### [EXERCISE DESCRIPTION]
Scan the material and copy every line in which "this" appears.

### [EXERCISE INPUT]
□ □ □ □ □ □ □

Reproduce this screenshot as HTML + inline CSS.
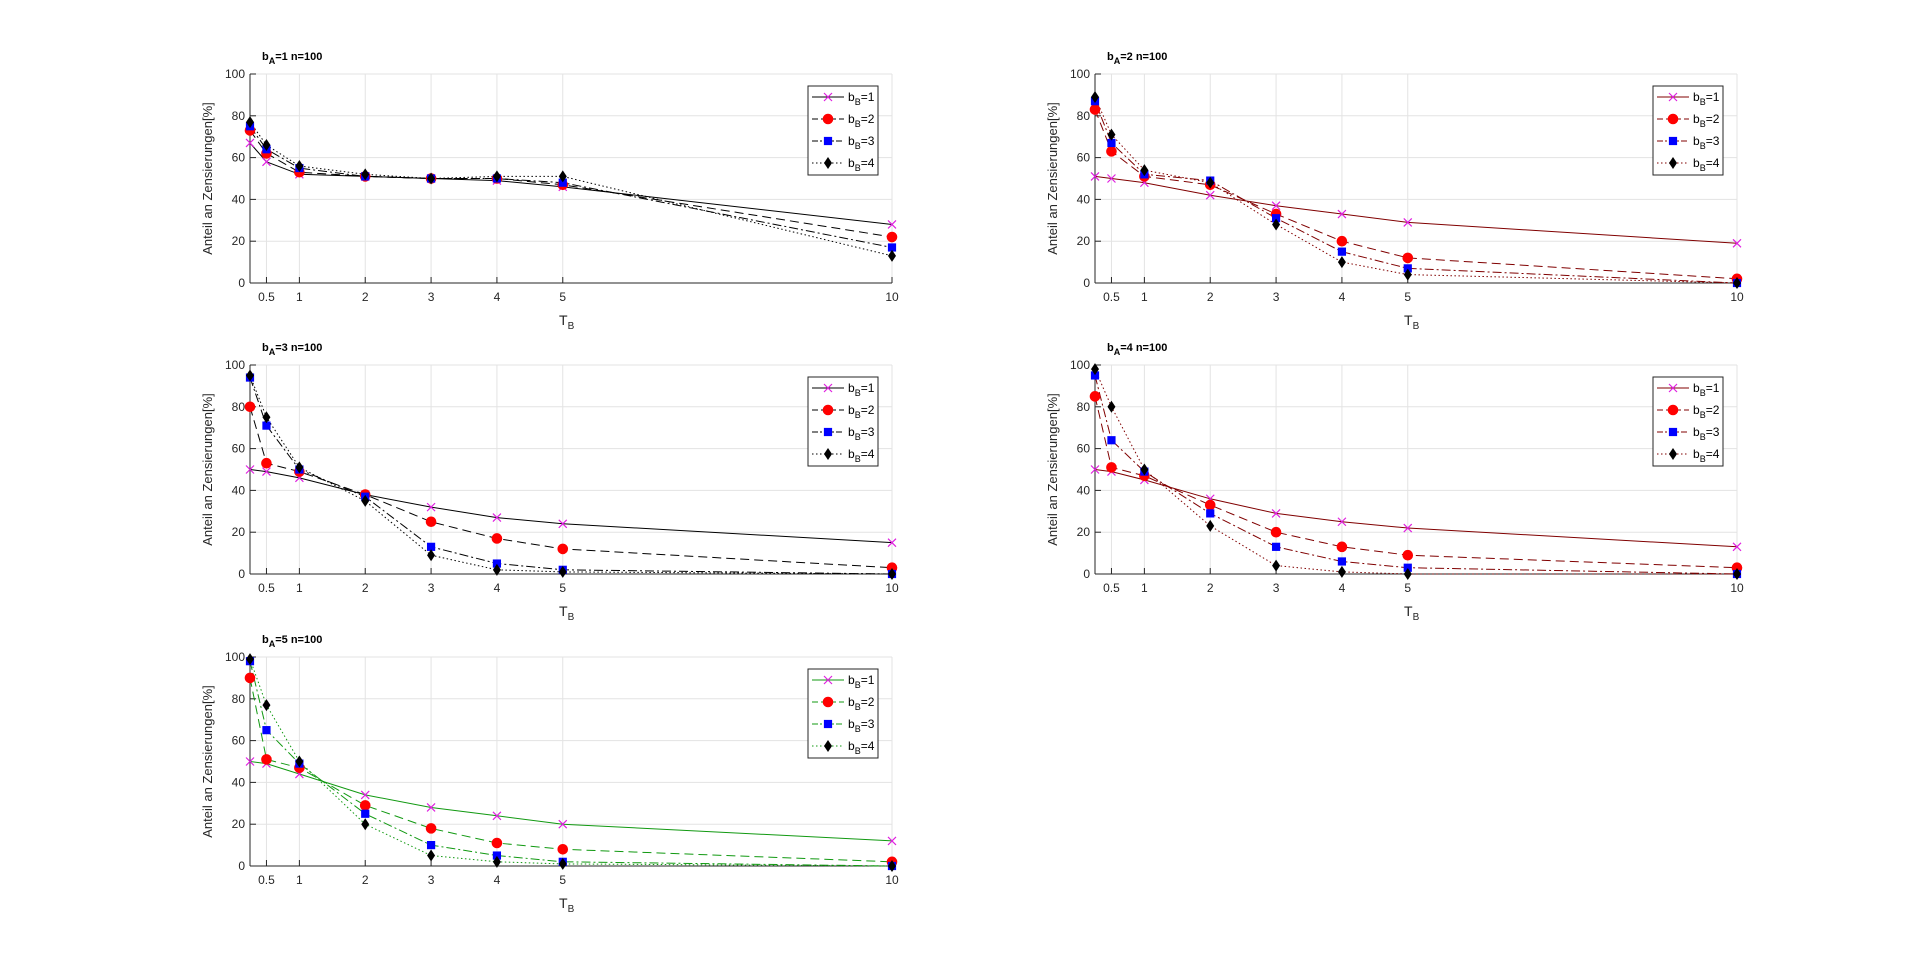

□ □ □ □ □ □ □

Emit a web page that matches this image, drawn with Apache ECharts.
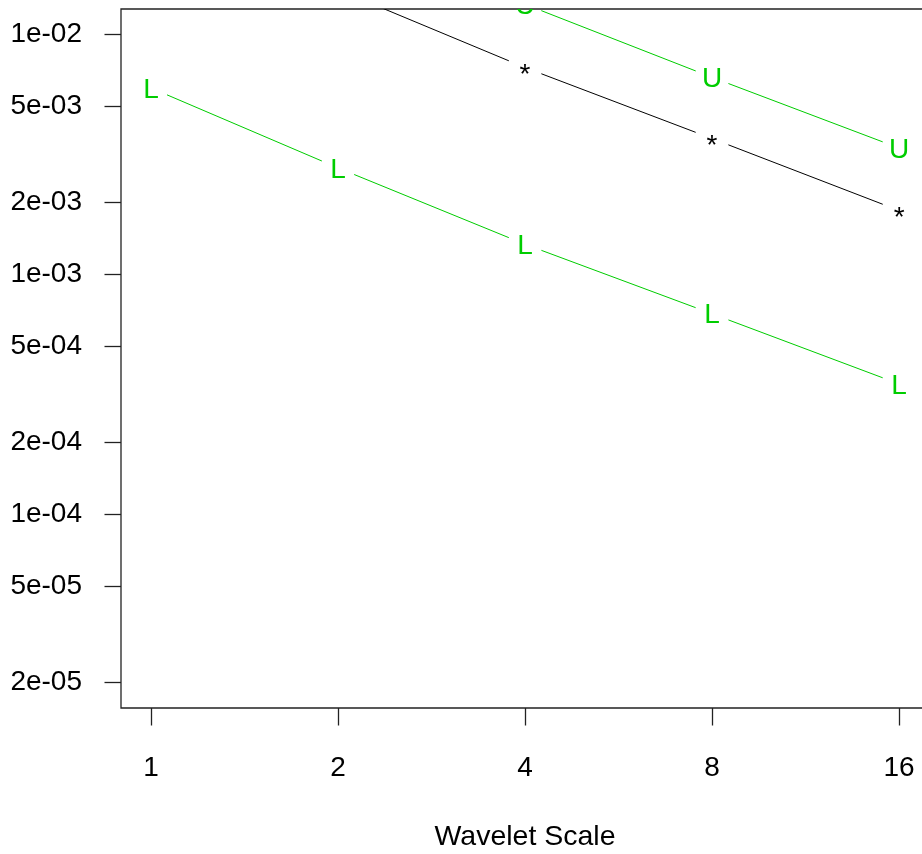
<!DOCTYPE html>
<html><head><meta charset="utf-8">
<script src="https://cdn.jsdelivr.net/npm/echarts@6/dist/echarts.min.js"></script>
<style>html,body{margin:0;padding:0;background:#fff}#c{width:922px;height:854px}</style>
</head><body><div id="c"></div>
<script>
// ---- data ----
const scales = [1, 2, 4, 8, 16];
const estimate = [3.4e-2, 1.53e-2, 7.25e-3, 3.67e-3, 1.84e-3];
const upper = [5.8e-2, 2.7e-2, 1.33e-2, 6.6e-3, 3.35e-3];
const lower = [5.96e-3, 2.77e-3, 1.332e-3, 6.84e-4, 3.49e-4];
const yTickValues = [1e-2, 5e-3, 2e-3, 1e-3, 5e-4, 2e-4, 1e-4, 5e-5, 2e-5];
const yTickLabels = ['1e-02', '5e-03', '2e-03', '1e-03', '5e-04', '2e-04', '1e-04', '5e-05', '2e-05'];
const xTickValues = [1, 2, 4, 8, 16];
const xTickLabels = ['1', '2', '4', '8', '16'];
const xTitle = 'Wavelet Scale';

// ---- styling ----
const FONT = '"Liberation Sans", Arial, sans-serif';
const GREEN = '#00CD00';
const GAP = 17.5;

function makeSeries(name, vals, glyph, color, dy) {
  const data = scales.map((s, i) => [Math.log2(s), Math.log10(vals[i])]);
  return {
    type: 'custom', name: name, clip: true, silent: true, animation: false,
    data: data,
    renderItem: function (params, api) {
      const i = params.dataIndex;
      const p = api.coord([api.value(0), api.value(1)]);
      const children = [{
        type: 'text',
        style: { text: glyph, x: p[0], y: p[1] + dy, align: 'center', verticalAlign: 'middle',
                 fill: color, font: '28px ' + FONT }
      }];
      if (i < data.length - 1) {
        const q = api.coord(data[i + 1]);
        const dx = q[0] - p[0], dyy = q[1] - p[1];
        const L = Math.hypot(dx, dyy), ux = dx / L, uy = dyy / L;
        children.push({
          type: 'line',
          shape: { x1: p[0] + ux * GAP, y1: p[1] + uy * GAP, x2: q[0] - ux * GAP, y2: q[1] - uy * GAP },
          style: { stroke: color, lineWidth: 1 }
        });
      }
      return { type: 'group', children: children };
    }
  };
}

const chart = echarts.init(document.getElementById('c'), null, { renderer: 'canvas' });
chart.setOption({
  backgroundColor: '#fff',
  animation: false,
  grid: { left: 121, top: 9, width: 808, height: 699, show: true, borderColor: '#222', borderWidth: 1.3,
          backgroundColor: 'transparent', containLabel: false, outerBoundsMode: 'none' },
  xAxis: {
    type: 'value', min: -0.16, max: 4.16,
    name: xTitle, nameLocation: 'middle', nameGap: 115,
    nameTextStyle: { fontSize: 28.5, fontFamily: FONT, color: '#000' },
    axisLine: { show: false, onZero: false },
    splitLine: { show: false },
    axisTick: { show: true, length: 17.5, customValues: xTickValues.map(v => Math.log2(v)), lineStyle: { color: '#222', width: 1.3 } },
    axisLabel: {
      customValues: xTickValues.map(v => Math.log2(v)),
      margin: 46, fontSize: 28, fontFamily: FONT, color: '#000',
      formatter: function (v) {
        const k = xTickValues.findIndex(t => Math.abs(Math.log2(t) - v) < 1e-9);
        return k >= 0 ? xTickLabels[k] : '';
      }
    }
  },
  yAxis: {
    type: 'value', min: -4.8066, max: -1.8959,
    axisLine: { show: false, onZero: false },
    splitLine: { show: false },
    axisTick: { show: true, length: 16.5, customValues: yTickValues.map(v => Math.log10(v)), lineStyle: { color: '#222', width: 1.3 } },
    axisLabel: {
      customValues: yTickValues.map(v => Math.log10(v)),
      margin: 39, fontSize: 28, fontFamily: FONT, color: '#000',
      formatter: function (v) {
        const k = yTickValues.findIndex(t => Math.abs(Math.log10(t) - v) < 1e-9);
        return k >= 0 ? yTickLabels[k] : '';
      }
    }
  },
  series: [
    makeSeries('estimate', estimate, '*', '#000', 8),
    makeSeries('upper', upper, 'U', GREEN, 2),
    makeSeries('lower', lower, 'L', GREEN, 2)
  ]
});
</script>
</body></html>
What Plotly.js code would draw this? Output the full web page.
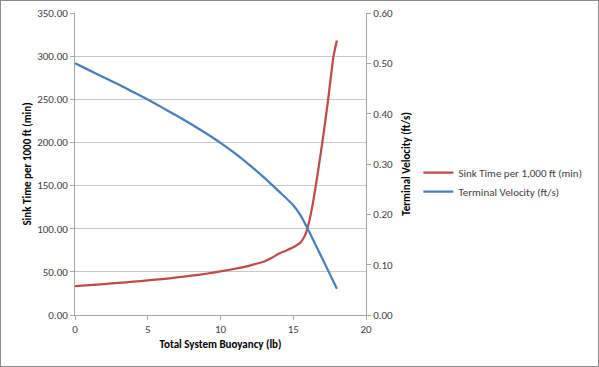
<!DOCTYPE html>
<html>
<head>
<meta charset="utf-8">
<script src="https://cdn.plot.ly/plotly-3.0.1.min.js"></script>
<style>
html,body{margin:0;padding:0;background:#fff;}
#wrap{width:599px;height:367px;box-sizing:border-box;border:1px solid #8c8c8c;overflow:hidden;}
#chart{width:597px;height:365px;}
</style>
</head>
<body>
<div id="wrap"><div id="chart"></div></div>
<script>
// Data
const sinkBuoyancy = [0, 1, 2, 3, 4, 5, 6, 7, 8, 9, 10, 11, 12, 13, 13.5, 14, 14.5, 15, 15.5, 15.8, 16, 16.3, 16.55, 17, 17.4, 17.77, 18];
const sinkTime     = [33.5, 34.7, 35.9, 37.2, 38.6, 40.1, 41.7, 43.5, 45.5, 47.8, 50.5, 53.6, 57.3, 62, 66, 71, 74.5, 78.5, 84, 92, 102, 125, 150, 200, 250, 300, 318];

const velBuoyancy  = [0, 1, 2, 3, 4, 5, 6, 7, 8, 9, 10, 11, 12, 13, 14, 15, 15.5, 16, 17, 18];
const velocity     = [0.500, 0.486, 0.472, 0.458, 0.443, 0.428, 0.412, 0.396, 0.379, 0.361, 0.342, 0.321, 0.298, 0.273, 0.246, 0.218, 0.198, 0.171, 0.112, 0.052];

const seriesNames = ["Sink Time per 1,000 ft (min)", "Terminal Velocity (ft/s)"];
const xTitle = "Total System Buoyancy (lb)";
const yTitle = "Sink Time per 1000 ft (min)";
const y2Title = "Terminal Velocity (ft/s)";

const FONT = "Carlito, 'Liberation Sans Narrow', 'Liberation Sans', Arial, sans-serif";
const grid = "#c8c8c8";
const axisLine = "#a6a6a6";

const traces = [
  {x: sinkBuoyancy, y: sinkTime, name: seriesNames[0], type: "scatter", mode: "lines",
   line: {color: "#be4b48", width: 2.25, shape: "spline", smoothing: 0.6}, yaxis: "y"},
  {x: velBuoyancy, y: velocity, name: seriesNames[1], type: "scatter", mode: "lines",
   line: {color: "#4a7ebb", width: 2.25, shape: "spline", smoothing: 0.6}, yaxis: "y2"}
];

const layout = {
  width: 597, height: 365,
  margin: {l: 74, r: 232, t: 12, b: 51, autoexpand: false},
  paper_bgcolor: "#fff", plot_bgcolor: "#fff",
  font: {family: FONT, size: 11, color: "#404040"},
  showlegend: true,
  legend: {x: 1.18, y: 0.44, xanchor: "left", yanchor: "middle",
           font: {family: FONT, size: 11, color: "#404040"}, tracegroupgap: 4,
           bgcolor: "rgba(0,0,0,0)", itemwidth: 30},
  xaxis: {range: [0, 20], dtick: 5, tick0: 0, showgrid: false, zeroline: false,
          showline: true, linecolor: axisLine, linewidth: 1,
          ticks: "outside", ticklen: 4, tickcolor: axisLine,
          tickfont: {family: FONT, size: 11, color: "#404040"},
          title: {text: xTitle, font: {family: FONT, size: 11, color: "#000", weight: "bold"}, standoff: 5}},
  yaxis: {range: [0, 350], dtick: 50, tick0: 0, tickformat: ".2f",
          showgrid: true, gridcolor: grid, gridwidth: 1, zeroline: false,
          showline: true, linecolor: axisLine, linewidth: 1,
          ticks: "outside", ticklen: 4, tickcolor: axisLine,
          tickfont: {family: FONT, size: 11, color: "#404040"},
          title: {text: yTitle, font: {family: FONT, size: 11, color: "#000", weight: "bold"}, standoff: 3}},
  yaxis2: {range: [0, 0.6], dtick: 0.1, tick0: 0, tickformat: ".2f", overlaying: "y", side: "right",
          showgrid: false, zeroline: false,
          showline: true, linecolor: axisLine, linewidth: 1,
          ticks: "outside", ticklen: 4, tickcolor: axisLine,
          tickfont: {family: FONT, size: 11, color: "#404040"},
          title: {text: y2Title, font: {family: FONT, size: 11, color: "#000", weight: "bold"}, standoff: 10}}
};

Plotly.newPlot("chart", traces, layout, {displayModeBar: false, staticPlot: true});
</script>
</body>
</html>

□ □ □ □ □ □ □

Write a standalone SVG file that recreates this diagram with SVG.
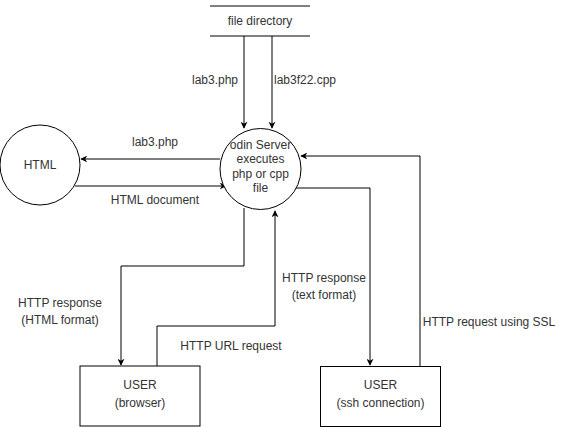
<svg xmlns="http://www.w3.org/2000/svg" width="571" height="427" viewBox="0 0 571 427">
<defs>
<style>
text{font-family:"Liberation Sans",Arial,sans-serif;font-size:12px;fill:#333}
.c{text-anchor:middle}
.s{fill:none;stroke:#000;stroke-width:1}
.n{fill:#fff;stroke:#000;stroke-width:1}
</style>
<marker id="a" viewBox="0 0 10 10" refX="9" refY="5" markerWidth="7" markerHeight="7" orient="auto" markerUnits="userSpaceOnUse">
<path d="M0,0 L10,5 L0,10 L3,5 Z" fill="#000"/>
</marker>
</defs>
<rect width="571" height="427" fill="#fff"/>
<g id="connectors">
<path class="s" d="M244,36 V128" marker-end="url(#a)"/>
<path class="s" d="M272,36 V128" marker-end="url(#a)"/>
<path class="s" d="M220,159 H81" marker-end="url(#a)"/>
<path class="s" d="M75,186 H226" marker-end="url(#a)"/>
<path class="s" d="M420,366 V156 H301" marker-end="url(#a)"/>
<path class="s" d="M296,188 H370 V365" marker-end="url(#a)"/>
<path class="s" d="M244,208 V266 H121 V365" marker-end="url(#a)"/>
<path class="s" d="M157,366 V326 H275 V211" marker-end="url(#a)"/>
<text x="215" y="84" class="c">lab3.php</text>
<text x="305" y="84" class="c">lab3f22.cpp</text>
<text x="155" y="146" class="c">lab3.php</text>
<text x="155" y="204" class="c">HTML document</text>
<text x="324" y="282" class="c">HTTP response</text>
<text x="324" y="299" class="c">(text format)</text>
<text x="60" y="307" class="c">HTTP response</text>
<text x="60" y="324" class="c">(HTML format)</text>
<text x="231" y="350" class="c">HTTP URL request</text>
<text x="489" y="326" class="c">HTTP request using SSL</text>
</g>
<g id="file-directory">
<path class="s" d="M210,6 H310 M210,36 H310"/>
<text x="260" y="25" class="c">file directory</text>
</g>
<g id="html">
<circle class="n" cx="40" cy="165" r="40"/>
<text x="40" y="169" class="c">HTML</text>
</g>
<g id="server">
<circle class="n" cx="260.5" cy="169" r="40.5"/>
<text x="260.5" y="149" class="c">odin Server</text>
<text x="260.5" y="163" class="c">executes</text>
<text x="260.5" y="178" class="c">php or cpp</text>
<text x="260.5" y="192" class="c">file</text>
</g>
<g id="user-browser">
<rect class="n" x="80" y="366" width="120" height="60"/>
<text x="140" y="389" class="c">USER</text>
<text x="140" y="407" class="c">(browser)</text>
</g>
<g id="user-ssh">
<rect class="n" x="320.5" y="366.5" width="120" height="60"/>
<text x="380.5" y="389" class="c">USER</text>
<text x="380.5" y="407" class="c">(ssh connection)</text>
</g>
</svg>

□ □ □ □ □ □ □

### [EXERCISE SOLUTION]
Reproduce this screenshot as HTML + inline CSS.
Emit a web page that matches this image, drawn with Apache ECharts.
What Plotly.js code would draw this? Output the full web page.
Write a standalone SVG file that recreates this diagram with SVG.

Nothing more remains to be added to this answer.